No vuelvan a Corfú si no están dispuestos a bailar su pegadiza banda sonora, o a llegar a crear una playlist de música griega en la cuenta de Spotify Premium, sin anuncios, además. No vuelvan a Corfú si van a hacerlo con una actitud de turista. Esos que hoy en día masifican bonitos lugares y que, quedándose únicamente con la anécdota de haber pasado por allí, se limitan a poner el dichoso tic en la lista de lugares que hay que visitar o series que no se qué revista dice hay que ver al menos una vez en la vida. No vuelvan a Corfú si no lo hacen necesitados de un bálsamo para los tiempos revueltos o de una medicina contra los disgustos. No vuelvan a Corfú si no se la van a tomar como ese remanso de paz, talento, sensibilidad, humor y buenos diálogos que verdaderamente es. Y tampoco vuelvan si van a ser de esos incapaces de entender que no es una adaptación de las maravillosas historias de Gerald Durrell, sino que sencillamente se inspira en esa fantástica trilogía —Mi familia y otros animales, Bichos y demás parientes y El jardín de los dioses— que, por otra parte, todos deberíamos leer y dar a leer.

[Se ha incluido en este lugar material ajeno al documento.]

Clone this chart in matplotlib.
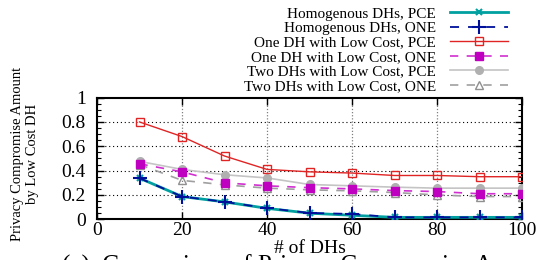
import matplotlib
matplotlib.use("Agg")
import matplotlib.pyplot as plt
from matplotlib.ticker import MultipleLocator

plt.rcParams['font.family'] = ['Liberation Serif', 'DejaVu Serif']

num_dhs = [10, 20, 30, 40, 50, 60, 70, 80, 90, 100]
homog_pce = [0.338, 0.187, 0.143, 0.090, 0.050, 0.033, 0.016, 0.016, 0.016, 0.016]
homog_one = [0.338, 0.187, 0.143, 0.092, 0.052, 0.044, 0.016, 0.016, 0.016, 0.016]
one_low_pce = [0.80, 0.68, 0.52, 0.41, 0.39, 0.38, 0.36, 0.36, 0.35, 0.35]
one_low_one = [0.456, 0.39, 0.30, 0.275, 0.26, 0.25, 0.236, 0.228, 0.21, 0.21]
two_low_pce = [0.476, 0.41, 0.366, 0.34, 0.286, 0.275, 0.264, 0.256, 0.256, 0.256]
two_low_one = [0.45, 0.32, 0.283, 0.256, 0.242, 0.234, 0.22, 0.20, 0.187, 0.187]

labels = ["Homogenous DHs, PCE", "Homogenous DHs, ONE",
          "One DH with Low Cost, PCE", "One DH with Low Cost, ONE",
          "Two DHs with Low Cost, PCE", "Two DHs with Low Cost, ONE"]
x_ticks = [0, 20, 40, 60, 80, 100]
y_ticks = [0, 0.2, 0.4, 0.6, 0.8, 1]
y_tick_labels = ["0", "0.2", "0.4", "0.6", "0.8", "1"]

fig = plt.figure(figsize=(5.45, 2.6), dpi=100)
ax = fig.add_axes([97/545, 1-219.3/260, (522-97)/545, (219.3-97.6)/260])

ax.plot(num_dhs, homog_pce, color='#00a0a0', lw=2.0, marker='x', ms=5, mew=1.5, label=labels[0], zorder=5)
ax.plot(num_dhs, homog_one, color='#00109a', lw=1.3, ls=(0, (5, 5)), marker='+', ms=10, mew=1.5, label=labels[1], zorder=6)
ax.plot(num_dhs, one_low_pce, color='#e02424', lw=1.0, marker='s', ms=6, mfc='none', mew=1.0, label=labels[2], zorder=4)
ax.plot(num_dhs, one_low_one, color='#d030d0', lw=1.2, ls=(0, (5, 5)), marker='s', ms=6, mfc='#c000c0', mec='#c000c0', label=labels[3], zorder=4)
ax.plot(num_dhs, two_low_pce, color='#c4c4c4', lw=1.2, marker='o', ms=5.5, mfc='#b0b0b0', mec='#b0b0b0', label=labels[4], zorder=3)
ax.plot(num_dhs, two_low_one, color='#a0a0a0', lw=1.2, ls=(0, (5, 5)), marker='^', ms=6, mfc='none', mec='#909090', mew=1.0, label=labels[5], zorder=3)

ax.set_xlim(0, 100)
ax.set_ylim(0, 1)
ax.set_xticks(x_ticks)
ax.set_yticks(y_ticks)
ax.set_yticklabels(y_tick_labels)
ax.yaxis.set_minor_locator(MultipleLocator(0.05))
ax.tick_params(axis='both', which='both', direction='in', top=True, right=True, labelsize=14)
ax.tick_params(axis='both', which='major', length=5, width=1)
ax.tick_params(axis='both', which='minor', length=3, width=0.8)
ax.tick_params(axis='x', pad=2)
ax.tick_params(axis='y', pad=8)

for yv in y_ticks[1:-1]:
    ax.axhline(yv, color='black', lw=0.8, ls=(0, (1, 2.5)), zorder=1)
for xv in x_ticks[1:-1]:
    ax.axvline(xv, color='#808080', lw=0.9, ls=(0, (1, 1.5)), zorder=1)

for s in ax.spines.values():
    s.set_linewidth(1.5)

ax.set_xlabel("# of DHs", fontsize=14, labelpad=1)
fig.text(25/545, 1-154/260, "Privacy Compromise Amount\nby Low Cost DH", rotation=90,
         ha='center', va='center', fontsize=10.5, linespacing=1.15)

leg = fig.legend(loc='upper right', bbox_to_anchor=(508/545, 1-7/260), frameon=False,
                 markerfirst=False, fontsize=11, handlelength=3.8, handletextpad=0.9,
                 labelspacing=0.05, borderpad=0, borderaxespad=0)

fig.text(62/545, 1-255/260, "(c)  Comparison of Privacy Compromise Amount", fontsize=18, ha='left', va='top')

fig.savefig("out.png", dpi=100)
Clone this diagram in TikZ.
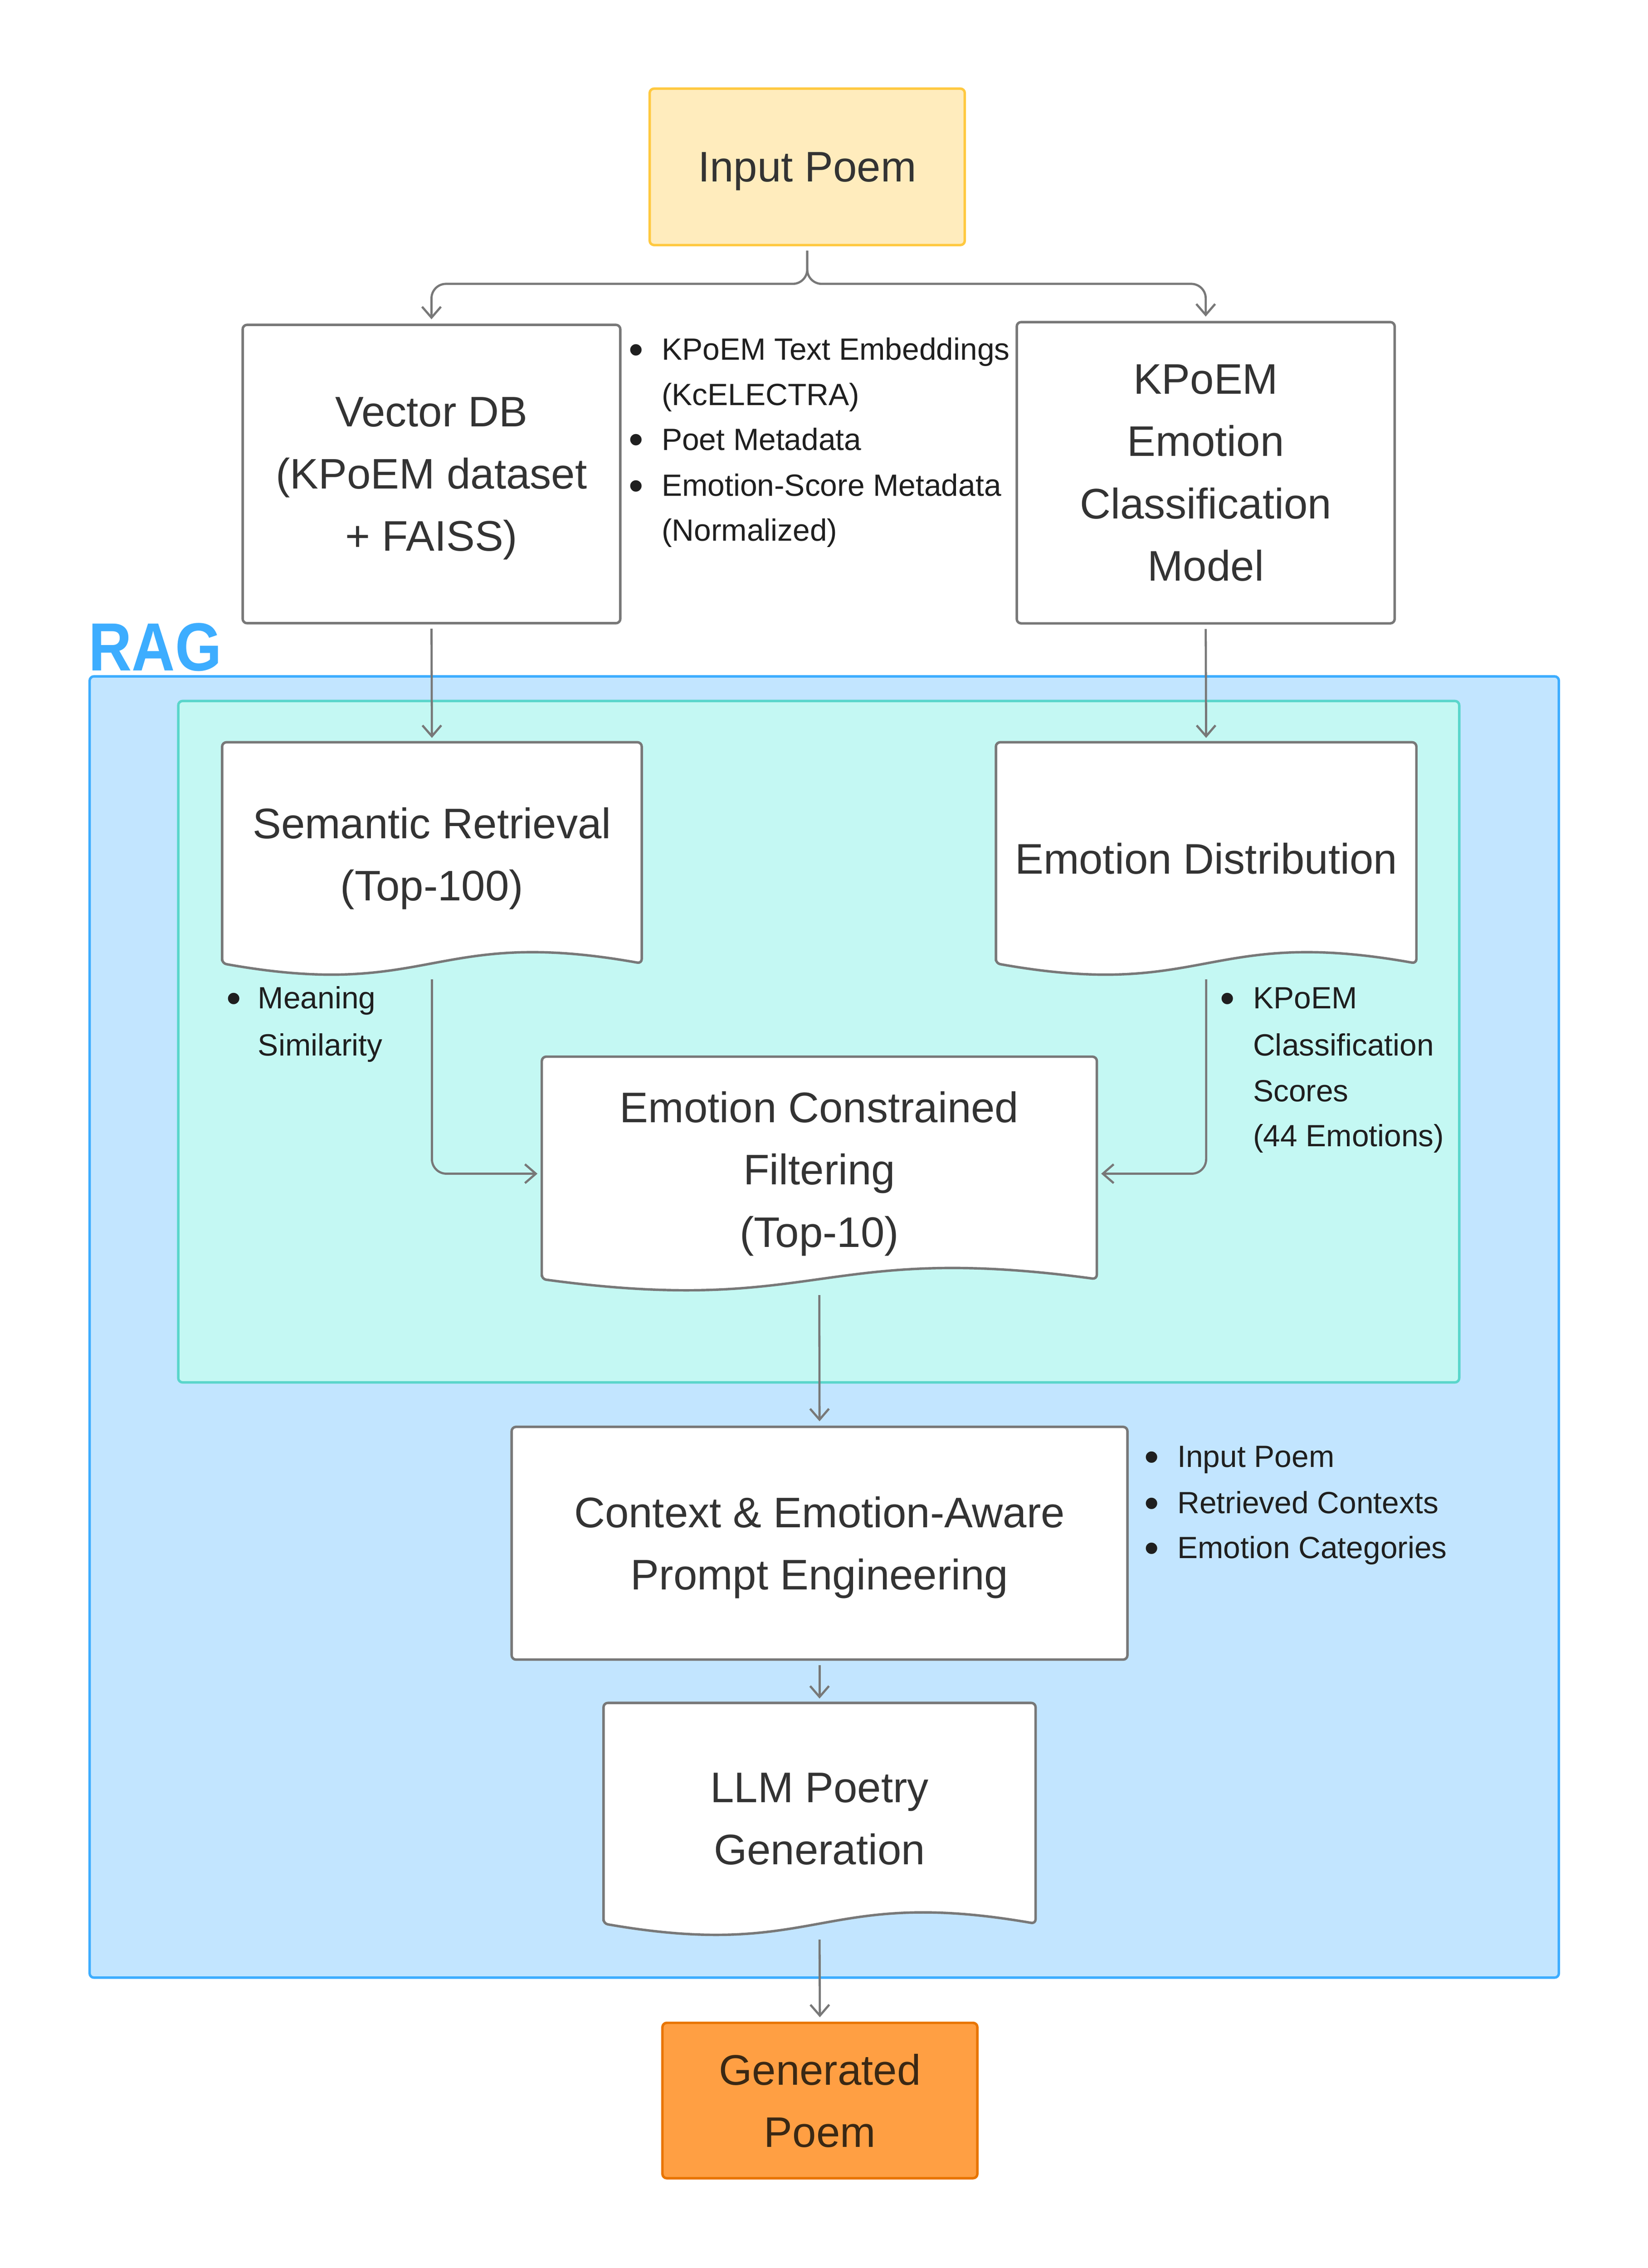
\documentclass[tikz,border=0pt]{standalone}
\usepackage{graphicx}
\usepackage{fontspec}
\setmainfont{Liberation Sans}
\usetikzlibrary{arrows.meta}
\definecolor{txt}{HTML}{333333}
\definecolor{btxt}{HTML}{1F1F1F}
\definecolor{edge}{HTML}{787878}
\definecolor{ragfill}{HTML}{C2E5FF}
\definecolor{ragline}{HTML}{3DADFF}
\definecolor{tealfill}{HTML}{C4F8F3}
\definecolor{tealline}{HTML}{5AD6CB}
\definecolor{yfill}{HTML}{FFECBD}
\definecolor{yline}{HTML}{FFC940}
\definecolor{ofill}{HTML}{FF9F43}
\definecolor{oline}{HTML}{E87500}
\definecolor{otxt}{HTML}{3A2814}
\pgfdeclarelayer{bg}
\pgfsetlayers{bg,main}
\newcommand{\docshape}[1]{\path[docline] ([yshift=8pt]#1.south west) -- (#1.north west) -- (#1.north east) -- ([yshift=8pt]#1.south east) .. controls ([yshift=34pt]#1.south) and ([yshift=-18pt]#1.south) .. ([yshift=8pt]#1.south west) -- cycle;}
\begin{document}
\begin{tikzpicture}[x=1pt,y=-1pt,
  box/.style={draw=edge, line width=1.7pt, fill=white, rounded corners=3pt, align=center, text=txt, font=\fontsize{29.5}{43}\selectfont, inner sep=0pt, text depth=0pt},
  docnode/.style={align=center, text=txt, font=\fontsize{29.5}{43}\selectfont, inner sep=0pt},
  docline/.style={draw=edge, line width=1.7pt, fill=white, rounded corners=3pt},
  conn/.style={draw=edge, line width=1.5pt, rounded corners=10pt, -{Straight Barb[length=7.5pt,width=13pt]}, shorten <=3pt, shorten >=3pt},
  note/.style={anchor=base west, inner sep=0pt, text=btxt, font=\fontsize{21.2}{31}\selectfont},
  bul/.style={anchor=base, inner sep=0pt, text=btxt, font=\fontsize{29}{31}\selectfont, yshift=-2.8pt},
  container/.style={line width=1.7pt, rounded corners=3pt, inner sep=0pt},
]
\useasboundingbox (0,0) rectangle (1138,1566);

% containers
\begin{pgfonlayer}{bg}
\fill[white] (0,0) rectangle (1138,1566);
\node[container, draw=ragline, fill=ragfill, minimum width=1014.7pt, minimum height=898.5pt] (rag) at (569.25,916.25) {};
\node[container, draw=tealline, fill=tealfill, minimum width=884.7pt, minimum height=470.5pt] (teal) at (565.45,719.25) {};
\end{pgfonlayer}

\node[anchor=base west, inner sep=0pt, text=ragline, font=\fontsize{47}{47}\selectfont\bfseries] (raglbl) at (61,463) {\scalebox{0.88}[1]{RAG}};

% top boxes
\node[box, draw=yline, fill=yfill, minimum width=217.6pt, minimum height=108pt] (inp) at (557.5,115.2) {Input Poem};
\node[box, minimum width=260.8pt, minimum height=206pt] (vdb) at (298,327.3) {Vector DB\\(KPoEM dataset\\+ FAISS)};
\node[box, minimum width=261pt, minimum height=208pt] (ecm) at (832.7,326.4) {KPoEM\\Emotion\\Classification\\Model};

% document nodes
\node[docnode, minimum width=289.4pt, minimum height=160.3pt] (sem) at (298.3,592.85) {Semantic Retrieval\\(Top-100)};
\node[docnode, minimum width=290pt, minimum height=160.3pt] (edist) at (833,592.85) {Emotion Distribution};
\node[docnode, minimum width=382.9pt, minimum height=161.2pt] (filt) at (565.85,810.4) {Emotion Constrained\\Filtering\\(Top-10)};
\node[box, minimum width=425.3pt, minimum height=160.7pt] (ctx) at (566,1065.55) {Context \& Emotion-Aware\\Prompt Engineering};
\node[docnode, minimum width=298pt, minimum height=160pt] (llm) at (566,1256) {LLM Poetry\\Generation};
\node[box, draw=oline, fill=ofill, text=otxt, minimum width=217.5pt, minimum height=107.3pt] (gen) at (566.25,1450.35) {Generated\\Poem};

\begin{pgfonlayer}{bg}
\docshape{sem}
\docshape{edist}
\docshape{filt}
\docshape{llm}
\end{pgfonlayer}

% notes: vector db
\node[bul] (d1a) at (439.4,248.6) {•};
\node[note] (n1a) at (456.8,248.6) {KPoEM Text Embeddings};
\node[note] (n1b) at (456.8,279.7) {(KcELECTRA)};
\node[bul] (d1c) at (439.4,310.7) {•};
\node[note] (n1c) at (456.8,310.7) {Poet Metadata};
\node[bul] (d1d) at (439.4,342.5) {•};
\node[note] (n1d) at (456.8,342.5) {Emotion-Score Metadata};
\node[note] (n1e) at (456.8,373.5) {(Normalized)};

% notes: semantic retrieval
\node[bul] (d2a) at (161.5,696.5) {•};
\node[note] (n2a) at (178,696.5) {Meaning};
\node[note] (n2b) at (178,729) {Similarity};

% notes: emotion distribution
\node[bul] (d3a) at (847.8,696.5) {•};
\node[note] (n3a) at (865.2,696.5) {KPoEM};
\node[note] (n3b) at (865.2,729) {Classification};
\node[note] (n3c) at (865.2,760.5) {Scores};
\node[note] (n3d) at (865.2,791.5) {(44 Emotions)};

% notes: prompt
\node[bul] (d4a) at (795.3,1013) {•};
\node[note] (n4a) at (813,1013) {Input Poem};
\node[bul] (d4b) at (795.3,1045) {•};
\node[note] (n4b) at (813,1045) {Retrieved Contexts};
\node[bul] (d4c) at (795.3,1076) {•};
\node[note] (n4c) at (813,1076) {Emotion Categories};

% connectors
\coordinate (split) at (557.5,196);
\draw[conn] (inp.south) -- (split) -| (vdb.north);
\draw[conn] (inp.south) -- (split) -| (ecm.north);
\draw[conn] (vdb.south) -- (sem.north);
\draw[conn] (ecm.south) -- (edist.north);
\draw[conn] (sem.south) |- (filt.west);
\draw[conn] (edist.south) |- (filt.east);
\draw[conn] (filt.south) -- (ctx.north);
\draw[conn] (ctx.south) -- (llm.north);
\draw[conn] (llm.south) -- (gen.north);
\end{tikzpicture}
\end{document}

No vuelvan a Corfú si sus pupilas no toleran las cosas que brillan demasiado, luminosas y alegres. No vuelvan a Corfú si son incapaces de soñar, de bromear con que uno sabe hablar griego añadiendo un -opolos o un -atides al final de cada palabra y de tomarse algo con despreocupación y liviandad. A Los Durrell hay que llegar con el profundo deseo de tener una villa allí, al pie de una colina y a orillas del Jónico, apuntalada por cipreses altos y esbeltos. A Corfú hemos de volver buscando el refugio donde comenzar una nueva vida, un lugar donde respirar, un puerto en la tempestad, una última escala. Piensen que no en vano esta isla fue la última de las calas que resguardaron de Ulises en su regreso a Ítaca. 

No vuelvan a Corfú, en definitiva, si necesitan demasiado para ser felices o si tienen poco sentido del humor, que es la peor de las pobrezas, pienso. Y, por supuesto, no vuelvan a Corfú sin antes haber pasado por ese Epigrama que Marcial dirige a su amigo y patrón Lucio Julio Marcial. Ese que dice:

Los placeres que pueden hacer la vida más feliz, 

mi muy entrañable Marcial, son los siguientes: 

patrimonio no ganado con sudor, sino heredado;

campos de cultivo agradecidos, hogar con fuego constante;

 pleitos nunca, toga rara vez, mente tranquila; 

fuerzas dignas de hombre libre, cuerpo saludable;

 inteligente sencillez, amigos iguales; 

banquetes frugales, mesa sin lujo;

 noche sin borracheras, pero libre de preocupaciones;

 no triste lecho y, sin embargo, casto; 

un sueño que acorte las tinieblas de la noche; 

lo que seas, querer serlo y no preferir nada más; 

no temer el día final ni tampoco desearlo.

Y es que en mi querida Los Durrell parecen resonar los ecos de tan magníficos y claros versos. Por esa razón, y como devoto, me veo en la obligación de rogarles encarecidamente que, si no quieren buscar esa vida sencilla, esa sonrisa que queda al terminar y esas islas de felicidad que, de cuando en cuando, nos da el mundo, por favor, no vuelvan conmigo a Corfú. En cualquier otro caso, bienvenidos.